Toda ciência deve basear-se em fatos; mas estes, por si sós, não constituem a Ciência; ela nasce da coordenação e da dedução lógica dos fatos; é o conjunto de leis que os regem.  Chegou o Espiritismo ao estado de Ciência? Se se trata de uma Ciência acabada, sem dúvida será prematuro responder afirmativamente; mas as observações já são hoje bastante numerosas para permitirem pelo menos deduzir os princípios gerais, onde começa a Ciência.
O exame raciocinado dos fatos e das consequências deles decorrentes é, pois, um complemento sem o qual nossa publicação seria de medíocre utilidade e apenas ofereceria um interesse secundário a quem reflete e quer dar-se conta  do que vê.  Contudo, como nosso objetivo é chegar à verdade acolheremos todas as observações que nos forem dirigidas e, tanto quanto o permitir o estado dos conhecimentos adquiridos, procuraremos resolver as dúvidas e esclarecer os pontos ainda obscuros. [3]  [Grifos meus]

Temos aqui, vários elementos para concluirmos que, apesar da influência que o positivismo exerceu como suporte epistemológico para suas investigações, Kardec considerava, ao contrario de Comte, o cruzamento ou o diálogo entre Religião, Filosofia e Ciência, numa convergência metodológica para a aproximação da verdade. Esse é um pensamento absolutamente subversivo para a época. E aqui começamos a perceber a importância e, certamente, a ousadia da Revista Espírita, enquanto um periódico mensal voltado para o grande público.
A preocupação de Kardec com o contexto de pensamento da época, essencialmente conservador, levou-o a deixar claro já de início que: “Nossa Revista será, assim, uma tribuna, na qual, entretanto, a discussão jamais deverá afastar-se das normas das mais estritas conveniências.
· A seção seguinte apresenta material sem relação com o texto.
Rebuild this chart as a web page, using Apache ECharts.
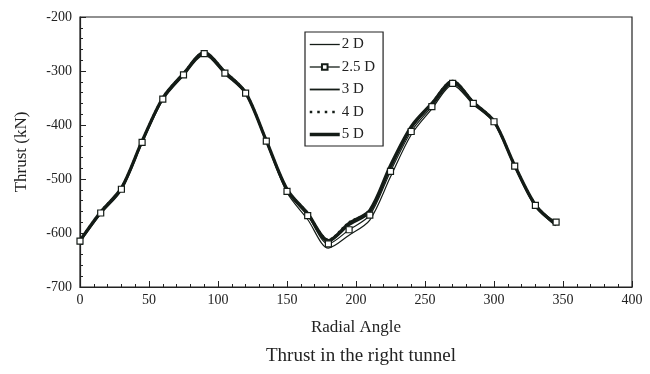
<!DOCTYPE html>
<html><head><meta charset="utf-8">
<script src="https://cdn.jsdelivr.net/npm/echarts@6/dist/echarts.min.js"></script>
<style>html,body{margin:0;padding:0;background:#fff}#c{width:650px;height:374px}</style>
</head><body><div id="c"></div>
<script>
const angles = [0,15,30,45,60,75,90,105,120,135,150,165,180,195,210,225,240,255,270,285,300,315,330,345];
const d2   = [-617,-565,-521,-434,-354,-309,-270,-306,-343,-432,-525,-575,-628,-604,-576,-496,-418,-370,-326,-362,-396,-478,-552,-586];
const d25  = [-615,-563,-519,-432,-352,-307,-268,-304,-341,-430,-523,-568,-620,-594,-567,-486,-412,-366,-323,-360,-394,-476,-549,-580];
const d3   = [-614,-561,-517,-430,-350,-305,-266,-302,-340,-429,-520,-566,-616,-586,-562,-480,-407,-362,-320,-358,-393,-475,-548,-584];
const d4   = [-613,-560,-516,-429,-349,-304,-265,-301,-339,-428,-518,-563,-612,-580,-559,-477,-404,-359,-318,-357,-392,-474,-547,-585];
const d5   = [-614,-561,-517,-430,-350,-305,-266,-302,-340,-429,-519,-564,-614,-582,-558,-475,-403,-360,-319,-358,-393,-475,-548,-585];
const seriesNames = ['2 D','2.5 D','3 D','4 D','5 D'];
const yTicks = [-200,-300,-400,-500,-600,-700];
const xTicks = [0,50,100,150,200,250,300,350,400];

const C = '#141c17';
const font = '"Liberation Serif","DejaVu Serif",serif';
function pts(arr){ return angles.map((a,i)=>[a,arr[i]]); }
const hide = {opacity:0};
const chart = echarts.init(document.getElementById('c'));
chart.setOption({
  backgroundColor:'#fff',
  animation:false,
  grid:{left:80,right:18,top:17,bottom:87,show:true,borderColor:'#222',borderWidth:1.2},
  title:{text:'Thrust in the right tunnel',left:356,top:342,
    textAlign:'center',textStyle:{fontFamily:font,fontSize:19,fontWeight:'normal',color:'#222'}},
  legend:{orient:'vertical',left:305,top:32,itemWidth:30,itemHeight:7,itemGap:7.5,
    padding:[5,8,4,3],borderColor:'#222',borderWidth:1.2,backgroundColor:'#fff',
    textStyle:{fontFamily:font,fontSize:15,color:'#222',padding:[0,0,0,-3]},
    data:[
      {name:seriesNames[0],itemStyle:hide,lineStyle:{width:1.3}},
      {name:seriesNames[1],lineStyle:{width:1.3}},
      {name:seriesNames[2],itemStyle:hide,lineStyle:{width:1.8}},
      {name:seriesNames[3],itemStyle:hide,lineStyle:{width:2.5,type:[2.5,5]}},
      {name:seriesNames[4],itemStyle:hide,lineStyle:{width:3.5}}
    ]},
  xAxis:{type:'value',min:0,max:400,interval:50,
    name:'Radial Angle',nameLocation:'middle',nameGap:32,
    nameTextStyle:{fontFamily:font,fontSize:17,color:'#222'},
    axisLine:{lineStyle:{color:'#222',width:1.2}},
    axisTick:{inside:true,length:6,lineStyle:{color:'#222'}},
    minorTick:{show:true,splitNumber:5,length:3,lineStyle:{color:'#222'}},
    splitLine:{show:false},
    axisLabel:{fontFamily:font,fontSize:14,color:'#222',margin:6}},
  yAxis:{type:'value',min:-700,max:-200,interval:100,
    name:'Thrust (kN)',nameLocation:'middle',nameGap:50,nameRotate:90,
    nameTextStyle:{fontFamily:font,fontSize:17,color:'#222'},
    axisLine:{lineStyle:{color:'#222',width:1.2}},
    axisTick:{inside:true,length:6,lineStyle:{color:'#222'}},
    minorTick:{show:true,splitNumber:5,length:3,lineStyle:{color:'#222'}},
    splitLine:{show:false},
    axisLabel:{fontFamily:font,fontSize:14,color:'#222',margin:8}},
  series:[
    {name:seriesNames[0],type:'line',data:pts(d2),smooth:0.3,symbol:'none',lineStyle:{color:C,width:1.2},itemStyle:{color:C}},
    {name:seriesNames[2],type:'line',data:pts(d3),smooth:0.3,symbol:'none',lineStyle:{color:C,width:1.6},itemStyle:{color:C}},
    {name:seriesNames[3],type:'line',data:pts(d4),smooth:0.3,symbol:'none',lineStyle:{color:C,width:2,type:[2,3]},itemStyle:{color:C}},
    {name:seriesNames[4],type:'line',data:pts(d5),smooth:0.3,symbol:'none',lineStyle:{color:C,width:3.2},itemStyle:{color:C}},
    {name:seriesNames[1],type:'line',data:pts(d25),smooth:0.3,symbol:'rect',symbolSize:6,
      lineStyle:{color:C,width:1.2},itemStyle:{color:'#fff',borderColor:C,borderWidth:1.2},z:5}
  ]
});
</script></body></html>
Numa palavra, discutiremos, mas não disputaremos.” [4] [Grifos meus]
Há, naturalmente, uma preocupação de que a Revista Espírita trazendo  explicações novas, no tocante a vida espiritual e discutindo com base racional e empírita os assuntos antes ligados ao “sobrenatural”, passasse a ser alvo de críticas, como certamente o foi, do meio científico. Nesse sentido podemos situar a cautela de Kardec em definir o Espiritismo como uma “ciência acabada”, sobretudo, a partir do conceito de “ciência positiva” desenvolvido por Augusto Comte.[5]

NOTAS

[1] COMTE, Augusto.  Curso de Filosofia Positiva. Apud. SIMON, Maria  Célia. O Positivismo de Comte.  In. RESENDE, Antonio. (Org.) Curso de Filosofia.  Rio de Janeiro: Jorge Zahar, 2005. p.  146-147.
[2] Idem.
[3] KARDEC, Allan. Revista Espírita. Janeiro/1858, Introdução.
[4] Idem.
[5] “Segundo Comte, ciência é a forma de conhecimento que,  (a) caracteriza pela certeza sensível de uma observação sistemática e pela certeza metódica que garante o acesso adequado  aos fenômenos observados; (b) relaciona os fenômenos observados a princípios que permitem combinar as observações isoladas; (c) investigar os fenômenos buscando suas relações constantes de concomitância e sucessão, isto é, suas leis.’ Cf. SIMON, 2005, P. 136-137.